Whorley supposedly gave back her bonus, as did two tribal councilors, Barry Dotson and Betty Holcomb.
Bellmard, on Saturday, said any bonuses paid were already provided for in the tribe’s budget, and again reiterated reporters should submit any and all media requests in writing.
Two tribal members indicated as rumor of the bonuses made its rounds to tribal employees, Wickliffe and Locust held a mandatory meeting with employees and casino managers, and strongly warned them against talking about the bonuses under penalty of job termination. The officials also reportedly told the employees not to discuss regular raises the officials had been taking.

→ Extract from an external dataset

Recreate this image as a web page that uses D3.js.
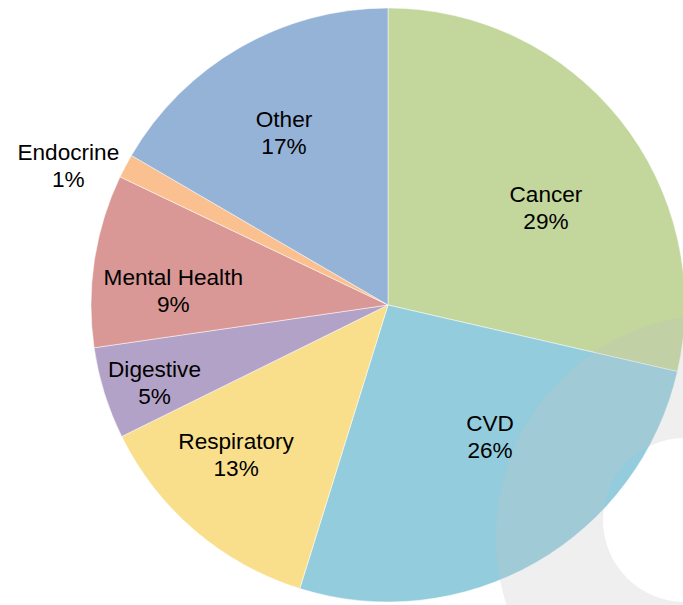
<!DOCTYPE html>
<html>
<head>
<meta charset="utf-8">
<script src="https://cdn.jsdelivr.net/npm/d3@7"></script>
<style>
  body { margin: 0; background: #fff; }
  svg text { font-family: "Liberation Sans", Arial, sans-serif; font-size: 22.6px; fill: #000; }
</style>
</head>
<body>
<svg width="683" height="605"></svg>
<script>
// data (share of total, %)
var categories = ["Cancer", "CVD", "Respiratory", "Digestive", "Mental Health", "Endocrine", "Other"];
var shares = [28.6, 26.2, 12.9, 5.0, 9.4, 1.3, 16.6];
var colors = ["#C3D69B", "#93CDDD", "#F9DF8B", "#B3A2C7", "#D99795", "#FAC090", "#95B3D7"];

var svg = d3.select("svg");
var width = +svg.attr("width");
var height = +svg.attr("height");
var cx = 388, cy = 305, radius = 297;

// label layout: radius from centre, plus small nudges (Excel-like placement)
var labelRadius = 200;
var outsideRadius = radius + 50;
var labelNudge = {
  "Cancer": [1.5, 27.5],
  "CVD": [2.4, -41.4],
  "Respiratory": [-22, -2],
  "Digestive": [-42.5, 18.6],
  "Mental Health": [-17, 16],
  "Endocrine": [-13, 23],
  "Other": [-4.4, 1.4]
};
var outsideLabels = ["Endocrine"];

var data = categories.map(function(c, i) { return {name: c, value: shares[i], color: colors[i]}; });

var pie = d3.pie()
    .sort(null)
    .value(function(d) { return d.value; });

var arc = d3.arc().innerRadius(0).outerRadius(radius);
var labelArc = d3.arc().innerRadius(labelRadius).outerRadius(labelRadius);
var outArc = d3.arc().innerRadius(outsideRadius).outerRadius(outsideRadius);

var g = svg.append("g")
    .attr("transform", "translate(" + cx + "," + cy + ")");

var arcs = pie(data);

g.selectAll("path.slice")
    .data(arcs)
  .enter().append("path")
    .attr("class", "slice")
    .attr("d", arc)
    .style("fill", function(d) { return d.data.color; })
    .style("stroke", "#fff")
    .style("stroke-width", 0.5);

var total = d3.sum(shares);
var lineGap = 27;

var label = g.selectAll("text.label")
    .data(arcs)
  .enter().append("text")
    .attr("class", "label")
    .attr("text-anchor", "middle")
    .attr("transform", function(d) {
      var name = d.data.name;
      var p = (outsideLabels.indexOf(name) >= 0 ? outArc : labelArc).centroid(d);
      var n = labelNudge[name] || [0, 0];
      return "translate(" + (p[0] + n[0]) + "," + (p[1] + n[1]) + ")";
    });

label.append("tspan")
    .attr("x", 0)
    .attr("y", -5.6)
    .text(function(d) { return d.data.name; });
label.append("tspan")
    .attr("x", 0)
    .attr("y", -5.6 + lineGap)
    .text(function(d) { return Math.round(d.data.value / total * 100) + "%"; });

// translucent grey ring in the lower right corner (watermark shape)
var ring = d3.path();
ring.moveTo(718.6 + 222.8, 536.9);
ring.arc(718.6, 536.9, 222.8, 0, Math.PI * 2);
ring.moveTo(685 + 82, 520);
ring.arc(685, 520, 82, 0, Math.PI * 2);

svg.append("path")
    .attr("d", ring.toString())
    .attr("fill-rule", "evenodd")
    .style("fill", "rgb(193,193,193)")
    .style("fill-opacity", 0.26);
</script>
</body>
</html>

Tribal employees told the Press if they spoke to the media, they would be fired, because such publicity could “undermine the good the chief has done for the tribe.”
The informal “gag order” marks a striking parallel to a situation that had reportedly been causing turmoil at the Cherokee Nation. Newly elected Principal Chief Bill John Baker recently signed an executive order allowing employees of that tribe to discuss personnel issues without fear of termination.
According to sources attending Saturday’s meeting, Wickliffe immediately moved to enter into executive session, and Councilor Barry Dotson pointed out the chief had no authority to make motions. Wickliffe demanded Dotson sit down. Another councilor made a motion to move to executive session, which was seconded. Dotson, Holcomb and Worley opposed the motion.
The agenda was also amended to exclude public comment, and was conducted entirely in executive session.
It is unclear whether the tribe, although federally recognized and pledged to follow the U.S. Constitution, is exempt from open meeting laws. This, and other queries concerning alleged bonuses, have been submitted in writing to the tribe’s attorney general.